Le tao de la décroissance

Serge Latouche  • 26 mars 2009 abonné·es

La « voie », le tao de Lao-Tseu, est plus et moins que l’éthique comme nous l’entendons en Occident. Le tao de la décroissance est un chemin à inventer avec l’aide d’un maître qui n’existe peut-être pas. Gandhi, Thoreau, Dewey, Tolstoi, Illich, Ellul, Castoriadis, Gorz ? Tous ont cheminé sur la voie de la voie. Mais tous ont dit que chacun doit trouver la sienne.
La voie de la décroissance est une ouverture, une invitation à trouver un autre monde possible. Cet autre monde, nous l’appelons la société de la décroissance. L’invitation vaut pour y vivre ici et maintenant, et pas seulement dans un hypothétique futur que, tout souhaitable qu’il soit, nous ne connaîtrons sans doute jamais. Cet autre monde est donc aussi dans celui-ci. Il est aussi en nous. La voie est un autre regard sur ce monde-ci, un autre regard sur nous-mêmes.
La voie de la décroissance est-elle la simplicité volontaire ? Elle est aussi la simplicité volontaire, mais elle ne se résume pas à l’éthique de la sobriété. La voie de la décroissance est-elle la révolution économique et sociale ? Elle est aussi la révolution économique et sociale, mais elle ne se réduit pas à l’éthique de la résistance, de la révolte et de l’insoumission.

L’éthique de la décroissance articule discipline personnelle et engagement au monde. La décroissance est un art de vivre. Un art de vivre bien, en accord avec le monde. Un art de vivre avec art. L’objecteur de croissance est aussi un artiste. Quelqu’un pour qui la jouissance esthétique est une part importante de sa joie de vivre. L’éthique
de la décroissance implique nécessairement une esthétique de la décroissance. Toutefois, l’éthique de la décroissance ne se réduit pas
à une esthétique.
Le retrait du monde et la seule recherche
de la perfection de soi sont une forme de refus de l’être comme l’est l’engagement au monde sans souci de sa propre félicité. La militance pour elle-même est le reflet inversé
de la guerre économique. Toutes deux sont
un oubli de l’être. Au nom du progrès,
ils détruisent la beauté du monde pour construire leur chimère.
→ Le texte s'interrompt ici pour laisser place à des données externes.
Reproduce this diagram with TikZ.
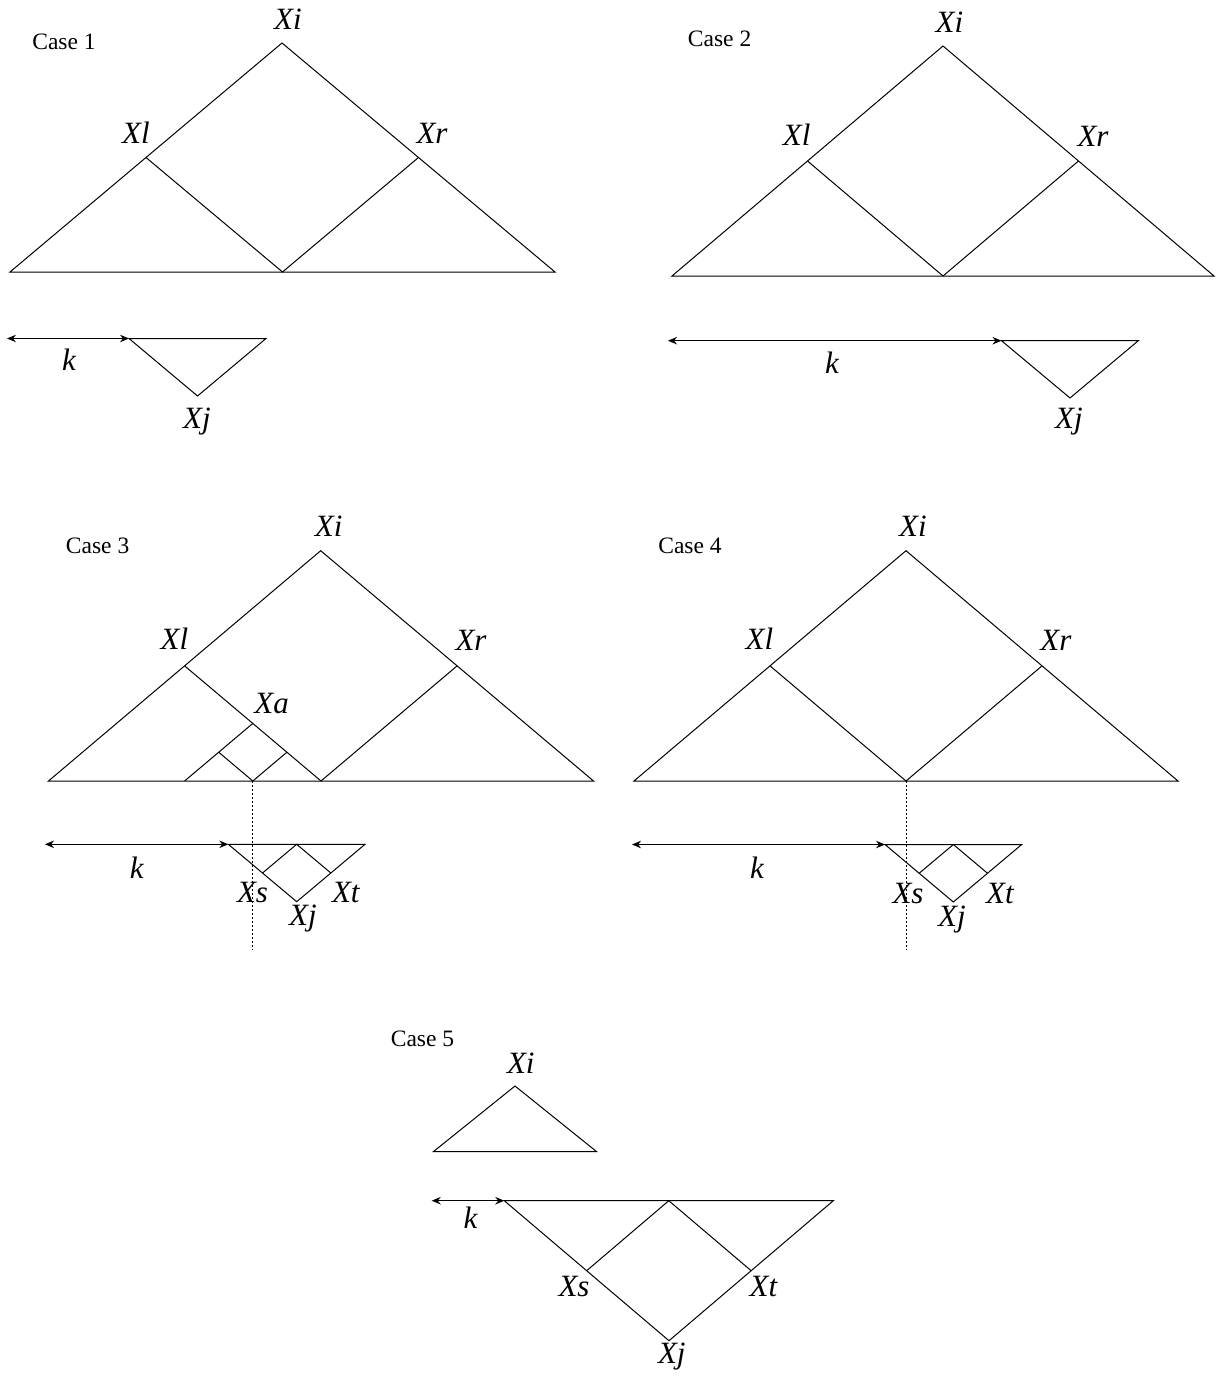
\documentclass[tikz,border=0pt]{standalone}
\usepackage{fontspec}
\setmainfont{Liberation Serif}
\usetikzlibrary{arrows.meta, positioning, calc}
\tikzset{
	tri/.style={line width=1pt},
	span/.style={{Stealth[length=9pt, width=7.5pt]}-{Stealth[length=9pt, width=7.5pt]}, line width=1pt},
	cut/.style={line width=0.9pt, dash pattern=on 2pt off 2pt},
	% text styles
	casetitle/.style={anchor=base, inner sep=0pt, font=\fontsize{23.5}{28}\selectfont},
	var/.style={anchor=base, inner sep=0pt, font=\fontsize{31}{36}\selectfont\itshape},
}
\begin{document}
\begin{tikzpicture}[x=1pt, y=-1pt]
\useasboundingbox (0,0) rectangle (1215,1380);
% Case 1
\coordinate (i1) at (282,43);
\coordinate (a1) at (10,272);
\coordinate (b1) at (555,272);
\coordinate (m1) at ($(a1)!.5!(b1)$);
\coordinate (l1) at ($(i1)!.5!(a1)$);
\coordinate (r1) at ($(i1)!.5!(b1)$);
\draw[tri] (a1) -- (i1) -- (b1) -- cycle;
\draw[tri] (l1) -- (m1) -- (r1);
\coordinate (k1) at (7,338.5);
\coordinate (p1) at (129,338.5);
\coordinate (q1) at (266,338.5);
\coordinate (j1) at (197.5,396);
\draw[span] (k1) -- (p1);
\draw[tri] (p1) -- (q1) -- (j1) -- cycle;
\node[casetitle] (c1) at (64,50) {Case 1};
\node[var] (xi1) at (288,30) {Xi};
\node[var] (xl1) at (136,143.3) {Xl};
\node[var] (xr1) at (432,144) {Xr};
\node[var] (kk1) at (69,370.7) {k};
\node[var] (xj1) at (197,428.3) {Xj};
% Case 2
\coordinate (i2) at (943,46);
\coordinate (a2) at (672,276);
\coordinate (b2) at (1214,276);
\coordinate (m2) at ($(a2)!.5!(b2)$);
\coordinate (l2) at ($(i2)!.5!(a2)$);
\coordinate (r2) at ($(i2)!.5!(b2)$);
\draw[tri] (a2) -- (i2) -- (b2) -- cycle;
\draw[tri] (l2) -- (m2) -- (r2);
\coordinate (k2) at (668,340.7);
\coordinate (p2) at (1001.5,340.7);
\coordinate (q2) at (1138.3,340.7);
\coordinate (j2) at (1070,398);
\draw[span] (k2) -- (p2);
\draw[tri] (p2) -- (q2) -- (j2) -- cycle;
\node[casetitle] (c2) at (719.6,46.7) {Case 2};
\node[var] (xi2) at (949.5,32.3) {Xi};
\node[var] (xl2) at (796.7,145.7) {Xl};
\node[var] (xr2) at (1093,146.7) {Xr};
\node[var] (kk2) at (832,373.3) {k};
\node[var] (xj2) at (1069,428.5) {Xj};
% Case 3
\coordinate (i3) at (320.7,550.7);
\coordinate (a3) at (48.5,781);
\coordinate (b3) at (593.5,781);
\coordinate (m3) at ($(a3)!.5!(b3)$);
\coordinate (l3) at ($(i3)!.5!(a3)$);
\coordinate (r3) at ($(i3)!.5!(b3)$);
\coordinate (g3) at (l3 |- a3);
\coordinate (xa3) at ($(l3)!.5!(m3)$);
\coordinate (u3) at ($(g3)!.5!(xa3)$);
\coordinate (v3) at ($(xa3)!.5!(m3)$);
\coordinate (w3) at ($(g3)!.5!(m3)$);
\draw[tri] (a3) -- (i3) -- (b3) -- cycle;
\draw[tri] (l3) -- (m3) -- (r3);
\draw[tri] (g3) -- (xa3);
\draw[tri] (u3) -- (w3) -- (v3);
\coordinate (k3) at (45,844.3);
\coordinate (p3) at (228.3,844.3);
\coordinate (q3) at (365,844.3);
\coordinate (j3) at (296.7,901.7);
\coordinate (t3) at ($(p3)!.5!(q3)$);
\coordinate (s3) at ($(p3)!.5!(j3)$);
\coordinate (e3) at ($(q3)!.5!(j3)$);
\coordinate (d3) at (252.6,950);
\draw[span] (k3) -- (p3);
\draw[tri] (p3) -- (q3) -- (j3) -- cycle;
\draw[tri] (s3) -- (t3) -- (e3);
\draw[cut] (w3) -- (w3 |- d3);
\node[casetitle] (c3) at (97.6,553.3) {Case 3};
\node[var] (xi3) at (328.7,536) {Xi};
\node[var] (xl3) at (174.4,649.3) {Xl};
\node[var] (xr3) at (471,650.7) {Xr};
\node[var] (xaa3) at (271.6,713.3) {Xa};
\node[var] (kk3) at (136.7,878.3) {k};
\node[var] (xs3) at (252.5,902.7) {Xs};
\node[var] (xt3) at (345.8,902.7) {Xt};
\node[var] (xj3) at (303,925) {Xj};
% Case 4
\coordinate (i4) at (906,550.7);
\coordinate (a4) at (634,781);
\coordinate (b4) at (1178,781);
\coordinate (m4) at ($(a4)!.5!(b4)$);
\coordinate (l4) at ($(i4)!.5!(a4)$);
\coordinate (r4) at ($(i4)!.5!(b4)$);
\draw[tri] (a4) -- (i4) -- (b4) -- cycle;
\draw[tri] (l4) -- (m4) -- (r4);
\coordinate (k4) at (632,844.5);
\coordinate (p4) at (885,844.5);
\coordinate (q4) at (1021.7,844.5);
\coordinate (j4) at (953.3,902);
\coordinate (t4) at ($(p4)!.5!(q4)$);
\coordinate (s4) at ($(p4)!.5!(j4)$);
\coordinate (e4) at ($(q4)!.5!(j4)$);
\coordinate (d4) at (906,950);
\draw[span] (k4) -- (p4);
\draw[tri] (p4) -- (q4) -- (j4) -- cycle;
\draw[tri] (s4) -- (t4) -- (e4);
\draw[cut] (m4) -- (m4 |- d4);
\node[casetitle] (c4) at (690,553.3) {Case 4};
\node[var] (xi4) at (913,536) {Xi};
\node[var] (xl4) at (759.5,649.3) {Xl};
\node[var] (xr4) at (1055.8,650.7) {Xr};
\node[var] (kk4) at (757,878.3) {k};
\node[var] (xs4) at (908,903) {Xs};
\node[var] (xt4) at (1000,903) {Xt};
\node[var] (xj4) at (952,926.5) {Xj};
% Case 5
\coordinate (i5) at (515,1086);
\coordinate (a5) at (433.3,1151.7);
\coordinate (b5) at (596.7,1151.7);
\draw[tri] (a5) -- (i5) -- (b5) -- cycle;
\coordinate (k5) at (431.7,1200.7);
\coordinate (p5) at (504.3,1200.7);
\coordinate (q5) at (833.3,1200.7);
\coordinate (j5) at (669,1340.7);
\coordinate (t5) at ($(p5)!.5!(q5)$);
\coordinate (s5) at ($(p5)!.5!(j5)$);
\coordinate (e5) at ($(q5)!.5!(j5)$);
\draw[span] (k5) -- (p5);
\draw[tri] (p5) -- (q5) -- (j5) -- cycle;
\draw[tri] (s5) -- (t5) -- (e5);
\node[casetitle] (c5) at (422.5,1046.7) {Case 5};
\node[var] (xi5) at (520.8,1073.3) {Xi};
\node[var] (kk5) at (470.5,1228.3) {k};
\node[var] (xs5) at (574,1296.7) {Xs};
\node[var] (xt5) at (763.5,1296.7) {Xt};
\node[var] (xj5) at (671.8,1363.3) {Xj};
\end{tikzpicture}
\end{document}
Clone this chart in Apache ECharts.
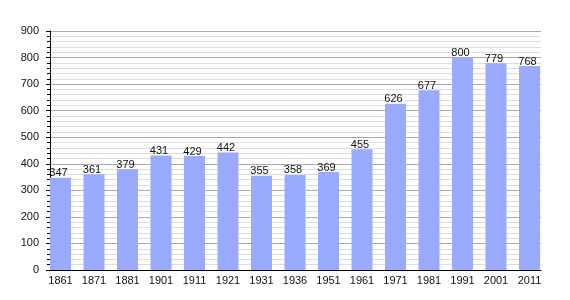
<!DOCTYPE html>
<html>
<head>
<meta charset="utf-8">
<script src="https://cdn.jsdelivr.net/npm/echarts@6/dist/echarts.min.js"></script>
<style>html,body{margin:0;padding:0;background:#fff}#c{width:570px;height:300px}</style>
</head>
<body>
<div id="c"></div>
<script>
const categories = ["1861","1871","1881","1901","1911","1921","1931","1936","1951","1961","1971","1981","1991","2001","2011"];
const population = [347,361,379,431,429,442,355,358,369,455,626,677,800,779,768];
const yTicks = [0,100,200,300,400,500,600,700,800,900];

const chart = echarts.init(document.getElementById('c'), null, {renderer:'canvas'});
const font = 'Liberation Sans, Arial, sans-serif';
chart.setOption({
  animation:false,
  backgroundColor:'#fff',
  grid:[
    {left:50, right:29, top:31, bottom:30},
    {left:43.75, width:502.5, top:31, bottom:30}
  ],
  xAxis:[
    {type:'category', gridIndex:0, data:categories, boundaryGap:true,
     axisLine:{lineStyle:{color:'#000', width:1}}, axisTick:{show:false}, axisLabel:{show:false}, splitLine:{show:false}},
    {type:'category', gridIndex:1, data:categories, boundaryGap:true,
     axisLine:{show:false}, axisTick:{show:false},
     axisLabel:{color:'#111', fontSize:11, fontFamily:font, margin:5, interval:0}}
  ],
  yAxis:[
    {type:'value', gridIndex:0, min:yTicks[0], max:yTicks[yTicks.length-1], interval:100,
     axisLine:{show:true, lineStyle:{color:'#000'}},
     axisTick:{show:true, length:4, lineStyle:{color:'#000'}},
     minorTick:{show:true, splitNumber:5, length:3, lineStyle:{color:'#000'}},
     axisLabel:{color:'#111', fontSize:11, fontFamily:font, margin:11},
     splitLine:{show:true, lineStyle:{color:'#aaa', width:1}},
     minorSplitLine:{show:true, lineStyle:{color:'#ddd', width:1}}},
    {type:'value', gridIndex:1, min:yTicks[0], max:yTicks[yTicks.length-1], show:false, splitLine:{show:false}}
  ],
  series:[{
    type:'bar', xAxisIndex:1, yAxisIndex:1, data:population, barWidth:21,
    itemStyle:{color:'#99aaff'},
    label:{show:true, position:'top', distance:-1, offset:[-2,0], color:'#111', fontSize:11, fontFamily:font}
  }]
});
</script>
</body>
</html>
La fuite dans le futur, qu’il s’agisse de l’avenir radieux de l’utopie communiste ou de la rédemption dans une transhumanité, est un déni du présent et de l’humaine condition. La décroissance se présente comme un acquiescement à l’être
et donc d’abord à l’être dans ce monde-ci et un témoignage
de gratitude pour le don reçu de la beauté du cosmos.
La voie de la décroissance n’est ni le refus ni l’acceptation
du monde. Elle est et le refus et l’acceptation. Il convient
de refuser le monde (l’immonde) de l’économie de croissance,
et d’accepter la vie comme une joie, selon la formule de William Morris.« [^2] La décroissance sera joyeuse ou ne sera pas.

[^2]: To accept Life itself as a Pleasure », News of nowhere (Nouvelles de nulle part), Aubier bilingue, 2004.